Accusation souvent entendue à l’encontre de l’écriture inclusive (entre autres) et provenant généralement de la droite ou de l’extrême droite. Fin de non-recevoir visant à disqualifier un mouvement, une revendication. En réalité, ce qu’on reproche aux wokes, c’est de lutter pour la justice sociale et l’égalité raciale. Drôle d’accusation, donc.

X comme Xénophobie

Réaction qui va de pair avec l’”exception culturelle” française, qui accuse le mouvement du langage inclusif de venir de l’étranger (voir la lettre Q), ce qui suffit à le disqualifier, ou de ne concerner que les langues étrangères, moins prestigieuses que le français. On pourrait opposer que c’est en s’inspirant de ce qui vient d’ailleurs que l’on peut évoluer, grandir, apprendre… et se rendre compte qu’on n’a rien d’exceptionnel, et notre langue non plus, qui n’échappe pas aux règles de l’évolution.

Y comme Y-a-plus-important

La hiérarchie des combats est un argument courant contre l’écriture inclusive. D’une part, l’un n’empêche pas l’autre, on peut lutter pour plusieurs causes. On peut aussi se demander QUI est légitime à décider de cette hiérarchie. D’autre part, les avancées symboliques sont importantes pour faire avancer les grandes causes, car ces “petits” changements habituent progressivement notre cerveau à une nouvelle réalité.

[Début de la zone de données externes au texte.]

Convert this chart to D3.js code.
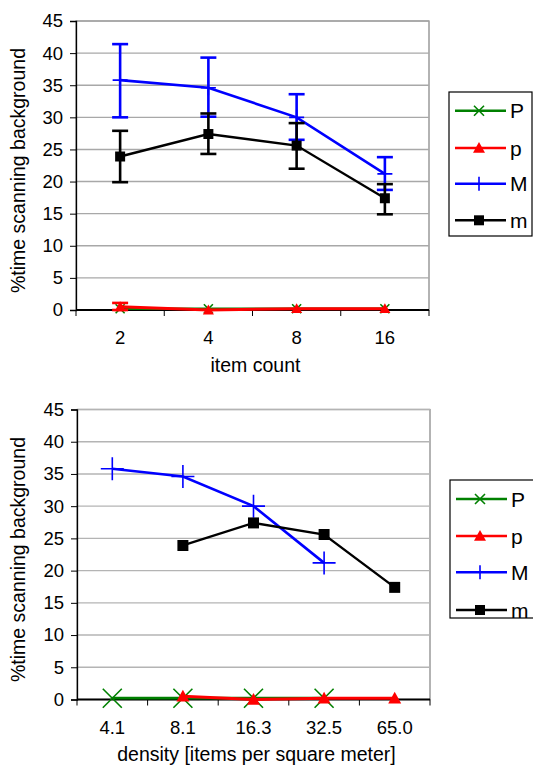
<!DOCTYPE html>
<html>
<head>
<meta charset="utf-8">
<script src="https://cdn.jsdelivr.net/npm/d3@7"></script>
<style>
  html, body { margin: 0; padding: 0; background: #fff; }
  svg { display: block; font-family: "Liberation Sans", Arial, sans-serif; }
</style>
</head>
<body>
<svg id="chart" width="533" height="766"></svg>
<script>
// ---- data ----
const countLabels = ["2", "4", "8", "16"];
const densityLabels = ["4.1", "8.1", "16.3", "32.5", "65.0"];
const seriesNames = ["P", "p", "M", "m"];
const seriesColors = ["#008000", "#ff0000", "#0000ff", "#000000"];
const seriesSymbols = ["cross", "triangle", "plus", "square"];

const valuesP = [0.2, 0.2, 0.2, 0.2];
const valuesp = [0.5, 0.0, 0.2, 0.2];
const valuesM = [35.8, 34.6, 30.0, 21.2];
const valuesm = [23.9, 27.4, 25.6, 17.4];

// error bar extents (low, high) per item count
const lowP = [0.2, 0.2, 0.2, 0.2];
const highP = [0.2, 0.2, 0.2, 0.2];
const lowp = [0.0, 0.0, 0.1, 0.1];
const highp = [1.1, 0.1, 0.3, 0.3];
const lowM = [30.0, 30.1, 26.5, 18.7];
const highM = [41.4, 39.3, 33.6, 23.8];
const lowm = [19.9, 24.3, 22.0, 14.9];
const highm = [27.9, 30.6, 29.1, 19.6];

// position of each series' first value on the density axis
const densityOffset = [0, 1, 0, 1];

const yTicks = [0, 5, 10, 15, 20, 25, 30, 35, 40, 45];

const seriesValues = [valuesP, valuesp, valuesM, valuesm];
const seriesLow = [lowP, lowp, lowM, lowm];
const seriesHigh = [highP, highp, highM, highm];

const svg = d3.select("#chart");

function symbolPath(kind, size) {
  const h = size / 2;
  if (kind === "cross") return `M${-h},${-h}L${h},${h}M${-h},${h}L${h},${-h}`;
  if (kind === "plus") return `M${-h},0L${h},0M0,${-h}L0,${h}`;
  if (kind === "square") return `M${-h},${-h}H${h}V${h}H${-h}Z`;
  // triangle
  return `M0,${-h}L${h},${h * 0.8}L${-h},${h * 0.8}Z`;
}

function drawMarker(g, kind, color, x, y, size) {
  const filled = kind === "square" || kind === "triangle";
  g.append("path")
    .attr("transform", `translate(${x},${y})`)
    .attr("d", symbolPath(kind, size))
    .attr("fill", filled ? color : "none")
    .attr("stroke", color)
    .attr("stroke-width", filled ? 0 : 1.6);
}

function drawChart(opt) {
  const g = svg.append("g");
  const x = d3.scaleBand().domain(opt.labels).range([opt.left, opt.right]);
  const y = d3.scaleLinear().domain([0, 45]).range([opt.bottom, opt.top]);

  // plot frame and gridlines
  g.append("rect")
    .attr("x", opt.left).attr("y", opt.top)
    .attr("width", opt.right - opt.left).attr("height", opt.bottom - opt.top)
    .attr("fill", "#fff").attr("stroke", "#808080").attr("stroke-width", 1.2);
  g.selectAll("line.grid").data(yTicks.filter(t => t > 0)).join("line")
    .attr("x1", opt.left).attr("x2", opt.right)
    .attr("y1", d => y(d)).attr("y2", d => y(d))
    .attr("stroke", opt.gridColor).attr("stroke-width", 1.4);

  // y axis
  const yAxis = g.append("g").attr("transform", `translate(${opt.left},0)`)
    .call(d3.axisLeft(y).tickValues(yTicks).tickSize(6).tickPadding(7));
  yAxis.select(".domain").attr("stroke", "#000").attr("stroke-width", 1.3);
  yAxis.selectAll(".tick line").attr("stroke", "#000");
  yAxis.selectAll("text").attr("font-size", 18.5).attr("fill", "#000")
    .attr("font-family", "Liberation Sans, Arial, sans-serif");

  // x axis: ticks at category boundaries
  const xAxisG = g.append("g").attr("transform", `translate(0,${opt.bottom})`);
  xAxisG.append("line").attr("x1", opt.left).attr("x2", opt.right)
    .attr("stroke", "#000").attr("stroke-width", 2);
  const bounds = opt.labels.map(l => x(l)).concat([opt.right]);
  xAxisG.selectAll("line.tk").data(bounds).join("line")
    .attr("x1", d => d).attr("x2", d => d).attr("y1", 0).attr("y2", 6)
    .attr("stroke", "#000").attr("stroke-width", 1);
  xAxisG.selectAll("text").data(opt.labels).join("text")
    .attr("x", d => x(d) + x.bandwidth() / 2).attr("y", opt.tickLabelDy)
    .attr("text-anchor", "middle").attr("font-size", 18.5).text(d => d);

  // axis titles
  g.append("text")
    .attr("transform", `translate(25,${(opt.top + opt.bottom) / 2 + 5}) rotate(-90)`)
    .attr("text-anchor", "middle").attr("font-size", 19.5)
    .text("%time scanning background");
  g.append("text")
    .attr("x", (opt.left + opt.right) / 2 + 3).attr("y", opt.bottom + opt.titleDy)
    .attr("text-anchor", "middle").attr("font-size", 19.5)
    .text(opt.title);

  // series
  seriesNames.forEach((name, si) => {
    const vals = seriesValues[si];
    const off = opt.offsets[si];
    const pts = vals.map((v, i) => ({
      cx: x(opt.labels[i + off]) + x.bandwidth() / 2,
      v, lo: seriesLow[si][i], hi: seriesHigh[si][i]
    }));
    const color = seriesColors[si];
    const sg = g.append("g");
    if (opt.errorBars) {
      pts.forEach(p => {
        if (p.hi - p.lo < 0.3) return;
        sg.append("line").attr("x1", p.cx).attr("x2", p.cx)
          .attr("y1", y(p.lo)).attr("y2", y(p.hi))
          .attr("stroke", color).attr("stroke-width", 2.6);
        [p.lo, p.hi].forEach(e => {
          sg.append("line").attr("x1", p.cx - 8).attr("x2", p.cx + 8)
            .attr("y1", y(e)).attr("y2", y(e))
            .attr("stroke", color).attr("stroke-width", 2.6);
        });
      });
    }
    sg.append("path")
      .attr("d", d3.line().x(p => p.cx).y(p => y(p.v))(pts))
      .attr("fill", "none").attr("stroke", color)
      .attr("stroke-width", opt.lineWidths[si]);
    pts.forEach(p => drawMarker(sg, seriesSymbols[si], color, p.cx, y(p.v), opt.markerSizes[si]));
  });

  // legend
  const lg = g.append("g");
  lg.append("rect").attr("x", opt.legend.x).attr("y", opt.legend.y)
    .attr("width", opt.legend.w).attr("height", opt.legend.h)
    .attr("fill", "#fff").attr("stroke", "#000").attr("stroke-width", 1.2);
  seriesNames.forEach((name, si) => {
    const ly = opt.legend.rows[si];
    lg.append("line").attr("x1", opt.legend.x + 6).attr("x2", opt.legend.x + 57)
      .attr("y1", ly).attr("y2", ly)
      .attr("stroke", seriesColors[si]).attr("stroke-width", 2.6);
    drawMarker(lg, seriesSymbols[si], seriesColors[si], opt.legend.x + 30, ly, opt.legendMarker[si]);
    lg.append("text").attr("x", opt.legend.x + 61).attr("y", ly + 7.5)
      .attr("font-size", 21).text(name);
  });
}

drawChart({
  labels: countLabels, left: 76, right: 429, top: 21, bottom: 310,
  offsets: [0, 0, 0, 0], errorBars: true,
  tickLabelDy: 34, titleDy: 62, title: "item count",
  gridColor: "#a8a8a8",
  lineWidths: [2.6, 3, 2.6, 2.4],
  markerSizes: [9, 11, 15, 10],
  legend: { x: 449, y: 92, w: 83, h: 144, rows: [110.7, 148, 183.7, 220.3] },
  legendMarker: [10, 12, 14, 10]
});

drawChart({
  labels: densityLabels, left: 77, right: 430, top: 409.5, bottom: 699.5,
  offsets: densityOffset, errorBars: false,
  tickLabelDy: 34, titleDy: 61, title: "density [items per square meter]",
  gridColor: "#b4b4b4",
  lineWidths: [2.8, 3, 2.6, 2.4],
  markerSizes: [19, 13, 23, 11],
  legend: { x: 450, y: 480, w: 95, h: 138, rows: [499, 536, 572.3, 610] },
  legendMarker: [10, 12, 14, 10]
});
</script>
</body>
</html>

Z comme Zufferey, Gygax et Gabriel

Autaires de “Le cerveau pense-t-il au masculin”, court ouvrage de vulgarisation psycholinguistique qui décrit l’impact du masculin générique sur notre cerveau et notre compréhension, à grand renfort d’études et d’expériences concrètes. À mettre entre toutes les mains, tout particulièrement quand on vous réclame des sources pour essayer de vous faire taire ou quand on vous dit que “Moi, je comprends très bien que le masculin désigne les femmes”.